Dr. Katherine A. Houpt
Cribbing is a behavioral abnormality that affects approximately 300,000 horses in the United States. Cribbing is the behavior in which a horse grasps a horizontal surface with its teeth, flexes its neck, and pulls back. The sound of cribbing is caused by aspiration of air into the esophagus. Little of the air is swallowed, and few horses actually develop colic, but owners dislike cribbing because of the damage caused to fences and buckets when the horse pulls them while cribbing. Some owners dislike the sound. Wood chewing is a different behavior in which wood is actually chewed and swallowed. We believe that cribbing may be caused by perception of sweet taste, which leads to opiate release, which in turns leads to cribbing. Another possibility which we wish to test is that cribbing is a response to pain resulting from acidic conditions in the large intestine. Acid in the large intestine may lead to pain, which leads to opiate release, which leads to cribbing.

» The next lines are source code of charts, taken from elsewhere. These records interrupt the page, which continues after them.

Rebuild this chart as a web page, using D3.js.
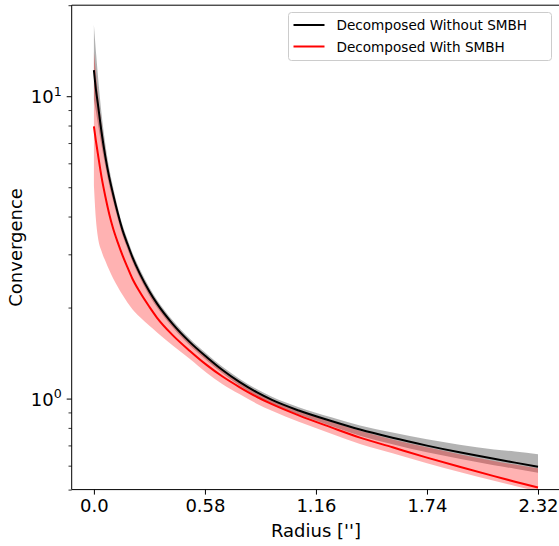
<!DOCTYPE html>
<html>
<head>
<meta charset="utf-8">
<script src="https://cdn.jsdelivr.net/npm/d3@7"></script>
<style>
  html, body { margin: 0; padding: 0; background: #fff; }
  svg { display: block; font-family: "DejaVu Sans", sans-serif; }
</style>
</head>
<body>
<svg id="chart" width="559" height="546"></svg>
<script>
// ---- data ----
const radius = [0, 0.01, 0.02, 0.04, 0.06, 0.08, 0.10, 0.125, 0.15, 0.175, 0.20, 0.24, 0.29, 0.33, 0.41, 0.50, 0.59, 0.67, 0.76, 0.85, 0.93, 1.07, 1.24, 1.39, 1.56, 1.74, 1.91, 2.09, 2.20, 2.32];

const withoutMean  = [12.2, 10.6, 9.5, 7.6, 6.3, 5.4, 4.75, 4.1, 3.6, 3.25, 2.95, 2.59, 2.26, 2.06, 1.77, 1.54, 1.37, 1.245, 1.135, 1.05, 0.99, 0.913, 0.843, 0.79, 0.742, 0.699, 0.664, 0.632, 0.614, 0.595];
const withoutUpper = [17.2, 14.2, 11.9, 8.74, 6.93, 5.78, 5.01, 4.28, 3.74, 3.37, 3.05, 2.68, 2.33, 2.12, 1.82, 1.58, 1.404, 1.276, 1.163, 1.076, 1.015, 0.937, 0.867, 0.815, 0.772, 0.734, 0.704, 0.679, 0.668, 0.655];
const withoutLower = [9.76, 8.95, 8.17, 6.84, 5.86, 5.08, 4.51, 3.92, 3.46, 3.13, 2.85, 2.51, 2.19, 2.0, 1.724, 1.50, 1.336, 1.214, 1.105, 1.022, 0.962, 0.886, 0.812, 0.754, 0.706, 0.664, 0.632, 0.602, 0.586, 0.569];

const withMean  = [7.95, 7.15, 6.5, 5.4, 4.65, 4.08, 3.66, 3.28, 2.97, 2.72, 2.5, 2.25, 2.01, 1.85, 1.625, 1.44, 1.29, 1.185, 1.092, 1.014, 0.958, 0.88, 0.803, 0.743, 0.69, 0.638, 0.595, 0.554, 0.531, 0.508];
const withUpper = [14.0, 12.0, 10.3, 8.0, 6.55, 5.55, 4.85, 4.15, 3.64, 3.28, 2.98, 2.61, 2.28, 2.08, 1.785, 1.548, 1.376, 1.25, 1.138, 1.052, 0.99, 0.91, 0.838, 0.782, 0.732, 0.69, 0.655, 0.622, 0.605, 0.588];
const withLower = [5.07, 3.95, 3.45, 3.07, 2.85, 2.66, 2.50, 2.34, 2.20, 2.08, 1.98, 1.86, 1.74, 1.655, 1.50, 1.355, 1.215, 1.118, 1.035, 0.962, 0.911, 0.838, 0.765, 0.708, 0.659, 0.611, 0.572, 0.535, 0.514, 0.493];

const xTicks = [0.0, 0.58, 1.16, 1.74, 2.32];
const xTickLabels = ["0.0", "0.58", "1.16", "1.74", "2.32"];
const yMajorTicks = [1, 10];
const yMajorExp = ["0", "1"];
const yMinorTicks = [0.5, 0.6, 0.7, 0.8, 0.9, 2, 3, 4, 5, 6, 7, 8, 9, 20];
const xDomain = [-0.116, 2.436];
const yDomain = [0.5, 20];

const seriesNames = ["Decomposed Without SMBH", "Decomposed With SMBH"];
const seriesColors = ["#000000", "#ff0000"];

// ---- layout ----
const svg = d3.select("#chart");
const L = 71.7, T = 5.2, B = 489.6, R = 560.2;

const x = d3.scaleLinear().domain(xDomain).range([L, R]);
const y = d3.scaleLog().domain(yDomain).range([B, T]);

const rows = radius.map((r, i) => ({
  r,
  m0: withoutMean[i], u0: withoutUpper[i], l0: withoutLower[i],
  m1: withMean[i], u1: withUpper[i], l1: withLower[i]
}));

svg.append("clipPath").attr("id", "clip")
  .append("rect").attr("x", L).attr("y", T).attr("width", R - L).attr("height", B - T);

const plot = svg.append("g").attr("clip-path", "url(#clip)");

const curve = d3.curveMonotoneX;
const area = (u, l) => d3.area().curve(curve).x(d => x(d.r)).y0(d => y(d[l])).y1(d => y(d[u]));
const line = (m) => d3.line().curve(curve).x(d => x(d.r)).y(d => y(d[m]));

plot.append("path").datum(rows).attr("d", area("u0", "l0"))
  .attr("fill", "#808080").attr("fill-opacity", 0.6);
plot.append("path").datum(rows).attr("d", area("u1", "l1"))
  .attr("fill", "#ff0000").attr("fill-opacity", 0.3);
plot.append("path").datum(rows).attr("d", line("m0"))
  .attr("fill", "none").attr("stroke", seriesColors[0]).attr("stroke-width", 2);
plot.append("path").datum(rows).attr("d", line("m1"))
  .attr("fill", "none").attr("stroke", seriesColors[1]).attr("stroke-width", 2);

// ---- axes ----
const xAxis = d3.axisBottom(x).tickValues(xTicks).tickFormat((d, i) => xTickLabels[i])
  .tickSize(5).tickPadding(5);
const gx = svg.append("g").attr("transform", `translate(0,${B})`).call(xAxis);
gx.select(".domain").remove();
gx.selectAll(".tick line").attr("stroke", "#000").attr("stroke-width", 1);
gx.selectAll(".tick text").attr("font-size", 18).attr("fill", "#000")
  .attr("font-family", "DejaVu Sans");

const yAxisMinor = d3.axisLeft(y).tickValues(yMinorTicks).tickFormat("").tickSize(3.2);
const gyMinor = svg.append("g").attr("transform", `translate(${L},0)`).call(yAxisMinor);
gyMinor.select(".domain").remove();
gyMinor.selectAll(".tick line").attr("stroke", "#000").attr("stroke-width", 0.8);

const yAxis = d3.axisLeft(y).tickValues(yMajorTicks).tickFormat("").tickSize(5);
const gy = svg.append("g").attr("transform", `translate(${L},0)`).call(yAxis);
gy.select(".domain").remove();
gy.selectAll(".tick line").attr("stroke", "#000").attr("stroke-width", 1);
gy.selectAll(".tick").each(function(d, i) {
  const t = d3.select(this).append("text")
    .attr("x", -10).attr("y", 6.5)
    .attr("text-anchor", "end").attr("fill", "#000")
    .attr("font-family", "DejaVu Sans").attr("font-size", 18);
  t.append("tspan").text("10");
  t.append("tspan").attr("font-size", 12.6).attr("dy", -7.5).text(yMajorExp[i]);
});

// spines
const spine = svg.append("g").attr("fill", "none").attr("stroke", "#000").attr("stroke-width", 1);
spine.append("line").attr("x1", L).attr("x2", L).attr("y1", T).attr("y2", B);
spine.append("line").attr("x1", L).attr("x2", R).attr("y1", B).attr("y2", B);
spine.append("line").attr("x1", L).attr("x2", R).attr("y1", T).attr("y2", T);
spine.append("line").attr("x1", R).attr("x2", R).attr("y1", T).attr("y2", B);

// axis labels
svg.append("text").attr("x", (L + R) / 2).attr("y", 537)
  .attr("text-anchor", "middle").attr("font-size", 18).attr("fill", "#000")
  .text("Radius ['']");
svg.append("text").attr("transform", `translate(22,${(T + B) / 2}) rotate(-90)`)
  .attr("text-anchor", "middle").attr("font-size", 18).attr("fill", "#000")
  .text("Convergence");

// legend
const lg = svg.append("g");
lg.append("rect").attr("x", 288.5).attr("y", 12.5).attr("width", 263).attr("height", 48)
  .attr("rx", 3).attr("fill", "#fff").attr("fill-opacity", 0.8)
  .attr("stroke", "#cccccc").attr("stroke-width", 1);
seriesNames.forEach((name, i) => {
  const cy = 25 + i * 21.5;
  lg.append("line").attr("x1", 293.5).attr("x2", 324.5).attr("y1", cy).attr("y2", cy)
    .attr("stroke", seriesColors[i]).attr("stroke-width", 2);
  lg.append("text").attr("x", 336.5).attr("y", cy + 5)
    .attr("font-size", 13.6).attr("fill", "#000").text(name);
});
</script>
</body>
</html>
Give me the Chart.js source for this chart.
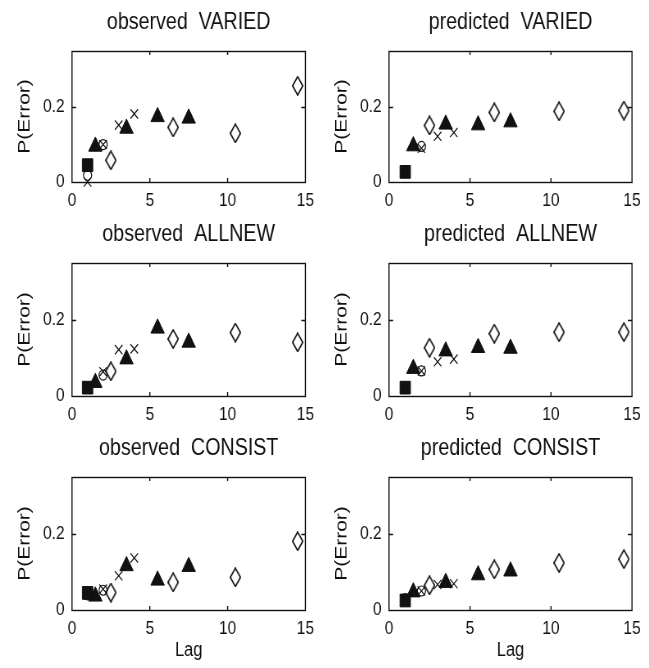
<!DOCTYPE html>
<html>
<head>
<meta charset="utf-8">
<script src="https://cdn.jsdelivr.net/npm/chart.js@4.4.0/dist/chart.umd.min.js"></script>
<style>
  body { margin: 0; background: #fff; width: 649px; height: 668px; position: relative; overflow: hidden; }
  .wrap { position: absolute; transform-origin: 0 0; }
</style>
</head>
<body>
<div class="wrap" style="left:0;top:0"><canvas id="c0"></canvas></div>
<div class="wrap" style="left:317px;top:0"><canvas id="c1"></canvas></div>
<div class="wrap" style="left:0;top:212px"><canvas id="c2"></canvas></div>
<div class="wrap" style="left:317px;top:212px"><canvas id="c3"></canvas></div>
<div class="wrap" style="left:0;top:426px"><canvas id="c4"></canvas></div>
<div class="wrap" style="left:317px;top:426px"><canvas id="c5"></canvas></div>
<script>
// panel order: obs VARIED, pred VARIED, obs ALLNEW, pred ALLNEW, obs CONSIST, pred CONSIST
const panelTitles = ['observed  VARIED', 'predicted  VARIED', 'observed  ALLNEW',
  'predicted  ALLNEW', 'observed  CONSIST', 'predicted  CONSIST'];

const xTicks = [0, 5, 10, 15];
const yTicks = [0, 0.2];

// lags for each marker type
const squareLags = [1];
const circleLags = [1, 2];
const crossLags = [1, 2, 3, 4];
const triangleLags = [1.5, 3.5, 5.5, 7.5];
const diamondLags = [2.5, 6.5, 10.5, 14.5];

// P(Error), one row per panel
const squareVals = [[0.045], [0.027], [0.022], [0.022], [0.045], [0.025]];
const circleVals = [[0.018, 0.10], [0.03, 0.095], [0.02, 0.055], [0.022, 0.066], [0.04, 0.052], [0.03, 0.05]];
const crossVals = [
  [0.0, 0.10, 0.152, 0.182],
  [0.03, 0.09, 0.122, 0.132],
  [0.02, 0.064, 0.122, 0.124],
  [0.022, 0.066, 0.09, 0.097],
  [0.04, 0.055, 0.09, 0.137],
  [0.03, 0.05, 0.067, 0.069]
];
const triangleVals = [
  [0.095, 0.143, 0.174, 0.17],
  [0.096, 0.154, 0.152, 0.16],
  [0.035, 0.097, 0.178, 0.141],
  [0.072, 0.118, 0.127, 0.125],
  [0.036, 0.116, 0.078, 0.114],
  [0.047, 0.072, 0.092, 0.102]
];
const diamondVals = [
  [0.058, 0.146, 0.13, 0.257],
  [0.151, 0.186, 0.189, 0.191],
  [0.065, 0.15, 0.167, 0.141],
  [0.127, 0.164, 0.168, 0.168],
  [0.046, 0.073, 0.086, 0.181],
  [0.065, 0.107, 0.124, 0.134]
];

const FONT = "'Liberation Sans', Arial, sans-serif";
const INK = '#111';
const S = 0.82; // the figure is squeezed horizontally

// tall open diamond like matlab's 'd' marker
function diamondImg() {
  const c = document.createElement('canvas');
  c.width = 14; c.height = 20;
  const g = c.getContext('2d');
  g.strokeStyle = '#000'; g.lineWidth = 1.5;
  g.beginPath();
  g.moveTo(7, 0.8); g.lineTo(13.2, 10); g.lineTo(7, 19.2); g.lineTo(0.8, 10); g.closePath();
  g.stroke();
  return c;
}
const diamond = diamondImg();

const pts = (lags, vals) => lags.map((x, i) => ({ x: x, y: vals[i] }));

// axes box with inward ticks
const boxPlugin = {
  id: 'axbox',
  afterDraw(chart) {
    const c = chart.ctx, a = chart.chartArea, sx = chart.scales.x, sy = chart.scales.y;
    c.save();
    c.strokeStyle = INK;
    c.lineWidth = 1.4;
    c.strokeRect(a.left, a.top + 0.5, a.right - a.left, a.bottom - a.top);
    c.beginPath();
    xTicks.slice(1, -1).forEach(v => {
      const px = sx.getPixelForValue(v);
      c.moveTo(px, a.bottom); c.lineTo(px, a.bottom - 4);
      c.moveTo(px, a.top); c.lineTo(px, a.top + 4);
    });
    yTicks.slice(1).forEach(v => {
      const py = Math.round(sy.getPixelForValue(v)) + 0.5;
      c.moveTo(a.left, py); c.lineTo(a.left + 5, py);
      c.moveTo(a.right, py); c.lineTo(a.right - 5, py);
    });
    c.stroke();
    c.restore();
  }
};

panelTitles.forEach((title, p) => {
  const bottomRow = p >= 4;
  const rightCol = p % 2 === 1;
  const cssW = rightCol ? 332 : 320;
  const cssH = bottomRow ? 242 : (p >= 2 ? 214 : 212);
  const canvas = document.getElementById('c' + p);
  canvas.width = Math.round(cssW / S);
  canvas.height = cssH;
  canvas.style.width = canvas.width + 'px';
  canvas.style.height = cssH + 'px';
  canvas.parentNode.style.transform = 'scaleX(' + S + ')';
  const areaRight = (rightCol ? 315 : 312) / S;

  new Chart(canvas.getContext('2d'), {
    type: 'scatter',
    data: {
      datasets: [
        { data: pts(squareLags, squareVals[p]), pointStyle: 'rect', pointRadius: 9,
          backgroundColor: INK, borderColor: INK, borderWidth: 1, clip: false },
        { data: pts(circleLags, circleVals[p]), pointStyle: 'circle', pointRadius: 5,
          backgroundColor: 'rgba(0,0,0,0)', borderColor: INK, borderWidth: 1.2, clip: false },
        { data: pts(crossLags, crossVals[p]), pointStyle: 'crossRot', pointRadius: 6.5,
          borderColor: INK, borderWidth: 1.2, clip: false },
        { data: pts(triangleLags, triangleVals[p]), pointStyle: 'triangle', pointRadius: 9.5,
          backgroundColor: INK, borderColor: INK, borderWidth: 1, clip: false },
        { data: pts(diamondLags, diamondVals[p]), pointStyle: diamond,
          borderWidth: 0, clip: false }
      ]
    },
    options: {
      responsive: false,
      animation: false,
      layout: { padding: { left: 0, top: 0, right: canvas.width - areaRight, bottom: 0 } },
      plugins: {
        legend: { display: false },
        tooltip: { enabled: false }
      },
      scales: {
        x: {
          type: 'linear', min: 0, max: 15,
          afterBuildTicks: s => { s.ticks = xTicks.map(v => ({ value: v })); },
          afterFit: s => { s.height = bottomRow ? 58 : 30; },
          grid: { display: false, drawTicks: false },
          border: { display: false },
          ticks: { color: INK, padding: 7, font: { family: FONT, size: 19 } },
          title: {
            display: bottomRow, text: 'Lag', color: INK,
            font: { family: FONT, size: 20 }, padding: { top: 0, bottom: 6 }
          }
        },
        // top axis only carries the panel title, centred over the plot box
        top: {
          type: 'linear', position: 'top', min: 0, max: 15,
          afterFit: s => { s.height = 51; },
          grid: { display: false, drawTicks: false },
          border: { display: false },
          ticks: { display: false },
          title: {
            display: true, text: title, color: INK,
            font: { family: FONT, size: 24 }, padding: { top: 8.4, bottom: 0 }
          }
        },
        y: {
          type: 'linear', min: 0, max: 0.35,
          afterBuildTicks: s => { s.ticks = yTicks.map(v => ({ value: v })); },
          afterFit: s => { s.width = 72 / S; },
          grid: { display: false, drawTicks: false },
          border: { display: false },
          ticks: { color: INK, padding: 9, font: { family: FONT, size: 19 },
            callback: v => String(v) },
          title: {
            display: true, text: 'P(Error)', color: INK,
            font: { family: FONT, size: 21 }, padding: { top: 17.5, bottom: 0 }
          }
        }
      }
    },
    plugins: [boxPlugin]
  });
});
</script>
</body>
</html>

Various devices from muzzles to collars and including shock collars have been used in unsuccessful attempts to prevent the behavior. Some of these devices (in particular the tight fitting collars) cause tissue damage and others (the shock collars) cause pain to the horses. It would be more beneficial to the horse to determine the reason it is cribbing and remove that stimulus rather than punishing it.
The primary long-term goal of this study is to develop an effective management method to prevent cribbing or to treat horses that have already developed the problem behavior. The method should not involve pain or frustration to the horse—yet allow it to consume a high performance diet. The most practical treatment is a change in diet or a feed additive that will reduce or eliminate cribbing. We have developed diets that block the sweet taste of the grain/molasses mixtures which are the typical high performance horse diet. Another diet replaces 50% of the carbohydrate calories with fat so that the horse can perform at a high level but does not have as much sweet feed. There is an antibiotic, virginiamycin, which inhibits the acid producing bacteria in the large intestine of the horse. This will be added to the high concentrate diet. We wish to test each of these three diets to determine which is most effective in reducing cribbing. Each diet will be fed for 3 weeks to determine the long term effect on cribbing. Cribbing rate will be measured by time-lapse videorecording. There will be a 3-week transition period to adapt the horses to each new diet.